A formação médica especializada no Brasil enfrenta um descompasso alarmante entre a oferta de especialistas e a crescente demanda por atendimento, especialmente no Sistema Único de Saúde (SUS). Dados preliminares do estudo Demografia Médica no Brasil 2025 apontam a necessidade urgente de reavaliar o modelo de especialização para garantir profissionais qualificados onde são mais necessários. Atualmente, o país conta com mais de 260 mil médicos generalistas – quase metade do total de profissionais em atuação. 

Em 2022, 25.500 médicos se formaram, mas em 2023 havia apenas 16.000 vagas de residência médica. Esse déficit de quase 10 mil vagas impacta diretamente a saúde pública. A exigência do Conselho Federal de Medicina (CFM) de que a residência seja o único caminho para a especialização restringe o acesso da população a médicos especializados, sobretudo nas regiões mais remotas. 

Especialização além da residência 

Para Eduardo Teixeira, presidente da Associação Brasileira de Médicos com Expertise de Pós-Graduação (Abramepo), o cenário exige uma revisão urgente dos caminhos de especialização. “A maior parte desses 260 mil médicos sem registro de especialidade no CFM já atua como especialista, mas não tem o reconhecimento formal porque seguiu a via da pós-graduação lato sensu, e não da residência. São profissionais qualificados que poderiam ajudar a suprir a carência de especialistas no país”, afirma o cirurgião. 

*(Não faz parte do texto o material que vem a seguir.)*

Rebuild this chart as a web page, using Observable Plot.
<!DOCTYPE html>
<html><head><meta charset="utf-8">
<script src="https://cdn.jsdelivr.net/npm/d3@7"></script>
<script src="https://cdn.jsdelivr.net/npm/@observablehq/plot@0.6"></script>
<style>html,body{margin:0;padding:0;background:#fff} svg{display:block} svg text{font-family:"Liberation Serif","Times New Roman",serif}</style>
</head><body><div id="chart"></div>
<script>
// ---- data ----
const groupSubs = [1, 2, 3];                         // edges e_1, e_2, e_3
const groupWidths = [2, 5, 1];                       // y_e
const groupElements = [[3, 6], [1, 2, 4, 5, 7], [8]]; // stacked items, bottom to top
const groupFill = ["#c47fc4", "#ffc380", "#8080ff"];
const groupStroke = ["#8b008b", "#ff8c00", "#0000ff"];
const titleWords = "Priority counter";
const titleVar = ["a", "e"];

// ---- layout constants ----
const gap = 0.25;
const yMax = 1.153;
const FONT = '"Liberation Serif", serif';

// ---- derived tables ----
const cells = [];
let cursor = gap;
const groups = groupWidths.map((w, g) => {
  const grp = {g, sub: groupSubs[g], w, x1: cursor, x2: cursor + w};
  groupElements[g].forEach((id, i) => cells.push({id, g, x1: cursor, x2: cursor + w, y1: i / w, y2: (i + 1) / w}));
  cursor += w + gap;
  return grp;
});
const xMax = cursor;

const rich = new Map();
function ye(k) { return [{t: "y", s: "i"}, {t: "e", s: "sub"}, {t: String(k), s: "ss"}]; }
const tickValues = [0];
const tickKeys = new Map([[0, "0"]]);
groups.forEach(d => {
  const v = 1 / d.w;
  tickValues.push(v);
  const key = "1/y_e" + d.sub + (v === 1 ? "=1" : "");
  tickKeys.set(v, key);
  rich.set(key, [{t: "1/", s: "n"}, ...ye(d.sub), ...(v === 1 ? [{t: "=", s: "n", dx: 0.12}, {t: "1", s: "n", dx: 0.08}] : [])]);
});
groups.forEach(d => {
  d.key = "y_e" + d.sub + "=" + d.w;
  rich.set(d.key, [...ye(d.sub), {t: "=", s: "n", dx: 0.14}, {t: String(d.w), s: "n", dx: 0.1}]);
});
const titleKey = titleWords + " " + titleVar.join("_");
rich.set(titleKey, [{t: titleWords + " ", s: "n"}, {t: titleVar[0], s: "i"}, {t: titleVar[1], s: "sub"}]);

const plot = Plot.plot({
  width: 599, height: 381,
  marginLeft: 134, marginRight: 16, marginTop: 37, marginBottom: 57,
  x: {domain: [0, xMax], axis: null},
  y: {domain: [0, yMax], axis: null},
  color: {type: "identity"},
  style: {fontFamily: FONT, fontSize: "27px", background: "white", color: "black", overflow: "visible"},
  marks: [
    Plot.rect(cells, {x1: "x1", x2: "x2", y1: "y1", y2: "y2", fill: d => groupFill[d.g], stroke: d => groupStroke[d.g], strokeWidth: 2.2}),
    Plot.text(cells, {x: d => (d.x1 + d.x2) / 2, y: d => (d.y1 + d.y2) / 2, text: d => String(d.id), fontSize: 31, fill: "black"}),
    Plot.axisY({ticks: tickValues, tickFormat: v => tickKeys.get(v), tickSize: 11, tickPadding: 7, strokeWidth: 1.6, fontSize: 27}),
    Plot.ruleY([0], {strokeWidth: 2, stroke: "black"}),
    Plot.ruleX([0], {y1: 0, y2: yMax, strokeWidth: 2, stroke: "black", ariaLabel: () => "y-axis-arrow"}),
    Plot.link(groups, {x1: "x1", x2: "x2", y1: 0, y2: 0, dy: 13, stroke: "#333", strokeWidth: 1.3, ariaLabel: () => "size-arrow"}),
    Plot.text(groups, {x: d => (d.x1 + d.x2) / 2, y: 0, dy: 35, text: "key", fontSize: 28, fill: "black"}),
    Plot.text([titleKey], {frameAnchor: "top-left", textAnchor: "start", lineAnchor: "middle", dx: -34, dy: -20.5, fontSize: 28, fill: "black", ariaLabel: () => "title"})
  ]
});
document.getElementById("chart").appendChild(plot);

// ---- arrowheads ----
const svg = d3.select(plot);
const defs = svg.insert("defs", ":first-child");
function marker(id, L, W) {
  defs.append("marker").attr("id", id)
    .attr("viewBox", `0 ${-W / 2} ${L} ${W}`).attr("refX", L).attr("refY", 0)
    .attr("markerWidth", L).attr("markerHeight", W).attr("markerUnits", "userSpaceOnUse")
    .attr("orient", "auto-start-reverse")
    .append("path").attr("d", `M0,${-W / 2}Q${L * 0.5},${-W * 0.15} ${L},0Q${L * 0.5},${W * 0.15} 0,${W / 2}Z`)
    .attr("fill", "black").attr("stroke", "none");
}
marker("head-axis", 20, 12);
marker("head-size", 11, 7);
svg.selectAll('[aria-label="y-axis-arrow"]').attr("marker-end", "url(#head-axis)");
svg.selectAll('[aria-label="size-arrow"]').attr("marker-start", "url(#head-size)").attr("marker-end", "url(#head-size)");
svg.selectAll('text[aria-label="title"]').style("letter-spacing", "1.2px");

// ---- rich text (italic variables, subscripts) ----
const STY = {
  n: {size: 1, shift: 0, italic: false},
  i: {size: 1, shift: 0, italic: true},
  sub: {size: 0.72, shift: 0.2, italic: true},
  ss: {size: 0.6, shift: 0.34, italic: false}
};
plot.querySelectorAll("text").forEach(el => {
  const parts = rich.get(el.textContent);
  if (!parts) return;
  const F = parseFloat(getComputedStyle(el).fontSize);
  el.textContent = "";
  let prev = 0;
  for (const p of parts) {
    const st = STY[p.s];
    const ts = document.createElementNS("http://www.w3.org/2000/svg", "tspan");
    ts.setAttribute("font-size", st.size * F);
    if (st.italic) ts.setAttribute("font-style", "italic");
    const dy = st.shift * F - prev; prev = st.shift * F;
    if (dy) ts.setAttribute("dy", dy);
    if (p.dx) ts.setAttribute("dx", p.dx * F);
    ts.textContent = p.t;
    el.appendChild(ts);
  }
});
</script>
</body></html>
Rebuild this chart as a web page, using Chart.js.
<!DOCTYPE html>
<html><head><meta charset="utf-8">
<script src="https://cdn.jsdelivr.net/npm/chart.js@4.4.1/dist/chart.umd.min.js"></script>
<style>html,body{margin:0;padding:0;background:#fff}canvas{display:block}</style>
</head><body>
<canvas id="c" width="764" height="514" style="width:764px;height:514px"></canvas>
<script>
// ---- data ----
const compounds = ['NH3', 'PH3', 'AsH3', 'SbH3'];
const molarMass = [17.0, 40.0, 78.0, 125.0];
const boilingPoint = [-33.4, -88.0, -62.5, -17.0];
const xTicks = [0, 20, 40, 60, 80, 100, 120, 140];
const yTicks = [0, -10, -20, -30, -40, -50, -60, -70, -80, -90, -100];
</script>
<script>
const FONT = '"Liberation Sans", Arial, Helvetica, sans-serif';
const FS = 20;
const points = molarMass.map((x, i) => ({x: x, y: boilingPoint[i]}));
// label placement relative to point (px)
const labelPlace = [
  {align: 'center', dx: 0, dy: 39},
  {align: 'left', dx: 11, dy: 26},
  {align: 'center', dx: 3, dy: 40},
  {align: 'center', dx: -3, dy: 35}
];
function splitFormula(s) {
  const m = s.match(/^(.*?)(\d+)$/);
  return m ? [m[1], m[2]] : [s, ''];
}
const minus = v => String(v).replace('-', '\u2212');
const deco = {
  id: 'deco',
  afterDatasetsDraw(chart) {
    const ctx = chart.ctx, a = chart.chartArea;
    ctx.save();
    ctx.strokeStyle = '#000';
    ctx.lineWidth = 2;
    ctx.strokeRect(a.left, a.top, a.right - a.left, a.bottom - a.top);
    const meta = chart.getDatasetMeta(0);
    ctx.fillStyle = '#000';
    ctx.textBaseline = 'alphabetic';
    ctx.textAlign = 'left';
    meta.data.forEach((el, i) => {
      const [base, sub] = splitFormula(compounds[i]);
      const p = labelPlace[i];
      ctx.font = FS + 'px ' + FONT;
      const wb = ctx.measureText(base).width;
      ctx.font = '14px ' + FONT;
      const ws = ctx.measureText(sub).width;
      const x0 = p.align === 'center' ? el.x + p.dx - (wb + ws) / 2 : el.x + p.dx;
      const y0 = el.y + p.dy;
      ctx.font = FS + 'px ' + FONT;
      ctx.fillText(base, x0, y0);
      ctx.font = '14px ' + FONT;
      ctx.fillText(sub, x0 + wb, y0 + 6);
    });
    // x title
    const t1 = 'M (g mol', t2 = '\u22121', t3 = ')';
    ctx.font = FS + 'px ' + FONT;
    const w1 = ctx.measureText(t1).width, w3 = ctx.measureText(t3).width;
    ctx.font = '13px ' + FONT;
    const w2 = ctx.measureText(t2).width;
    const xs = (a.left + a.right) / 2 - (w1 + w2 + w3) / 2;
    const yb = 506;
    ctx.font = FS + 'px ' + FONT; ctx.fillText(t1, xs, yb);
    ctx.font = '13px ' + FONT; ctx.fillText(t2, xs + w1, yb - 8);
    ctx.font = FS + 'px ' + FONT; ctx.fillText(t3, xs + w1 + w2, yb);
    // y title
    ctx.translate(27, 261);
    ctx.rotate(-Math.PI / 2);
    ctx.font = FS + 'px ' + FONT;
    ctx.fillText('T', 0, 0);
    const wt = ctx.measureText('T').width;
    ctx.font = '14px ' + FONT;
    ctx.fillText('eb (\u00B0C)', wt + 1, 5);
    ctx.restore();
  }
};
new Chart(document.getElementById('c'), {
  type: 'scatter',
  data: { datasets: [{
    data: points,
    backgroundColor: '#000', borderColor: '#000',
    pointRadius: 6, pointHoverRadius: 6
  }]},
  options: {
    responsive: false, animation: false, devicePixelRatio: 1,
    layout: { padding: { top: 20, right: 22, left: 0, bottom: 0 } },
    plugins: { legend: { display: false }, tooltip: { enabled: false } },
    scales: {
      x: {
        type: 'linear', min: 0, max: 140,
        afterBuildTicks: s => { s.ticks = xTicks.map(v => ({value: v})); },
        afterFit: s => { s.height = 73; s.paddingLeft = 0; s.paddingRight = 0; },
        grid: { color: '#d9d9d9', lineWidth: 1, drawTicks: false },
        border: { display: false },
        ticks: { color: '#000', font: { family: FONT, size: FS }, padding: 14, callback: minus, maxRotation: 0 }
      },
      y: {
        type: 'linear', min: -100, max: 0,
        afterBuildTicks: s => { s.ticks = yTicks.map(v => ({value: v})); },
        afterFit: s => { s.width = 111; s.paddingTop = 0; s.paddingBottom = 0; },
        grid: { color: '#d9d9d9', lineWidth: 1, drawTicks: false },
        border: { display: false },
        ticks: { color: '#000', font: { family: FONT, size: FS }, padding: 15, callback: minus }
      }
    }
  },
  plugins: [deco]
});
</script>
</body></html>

A pós-graduação lato sensu é uma modalidade legítima de especialização, respaldada pela Lei de Diretrizes e Bases da Educação Nacional (LDB), que confere ao Ministério da Educação (MEC) a regulamentação desses cursos. “Há cursos de pós com carga horária e conteúdo programático comparáveis, e até superiores, aos das residências médicas”, destaca Teixeira, que também é professor titular da Escola de Medicina e Cirurgia da Universidade Federal do Estado do Rio de Janeiro (UNIRIO). 

Frente ampla pela regulamentação 

Diante desse cenário, a Abramepo propõe a criação de uma frente integrada pelo Ministério da Educação, Ministério da Saúde e entidades médicas para regulamentar os cursos de pós-graduação médica, consolidando-os como uma via legítima de especialização. “A falta de vagas na residência médica exige o reconhecimento da pós-graduação lato sensu como alternativa. Para isso, precisamos estabelecer critérios rigorosos de qualidade e criar um modelo regulatório eficaz. Esse diálogo é essencial para garantir o reconhecimento dos profissionais qualificados e enfrentar a escassez de especialistas no Brasil”, reforça Teixeira. 

Limitações impostas pelo CFM e impacto na saúde pública 

A Lei 3.268/57 permite que qualquer médico inscrito nos Conselhos Regionais de Medicina (CRM) atue em qualquer área. No entanto, uma norma do CFM restringe a divulgação de títulos de pós-graduação, mestrado e doutorado. Isso gera impactos diretos na saúde pública: muitos editais de concursos do SUS exigem o Registro de Qualificação de Especialista (RQE), e diversos convênios médicos não credenciam profissionais sem essa certificação. 

“Na prática, o médico pode atuar, mas não pode informar os pacientes sobre sua especialidade. Isso exclui especialistas do SUS e dos planos mais acessíveis, prejudicando justamente quem não pode pagar consultas particulares. Se nada for feito, a saúde pública enfrentará um colapso”, alerta o presidente da Abramepo. 

O caminho para a solução 

Revisar o modelo de especialização médica no Brasil é essencial para equilibrar a oferta e a demanda por especialistas no SUS. A proposta da Abramepo apresenta uma alternativa viável para garantir profissionais qualificados sem comprometer a qualidade da formação. “É fundamental que autoridades e entidades médicas unam esforços para implementar mudanças estruturais e assegurar o cumprimento da Constituição, que garante o direito de todos os brasileiros à saúde”, conclui Teixeira.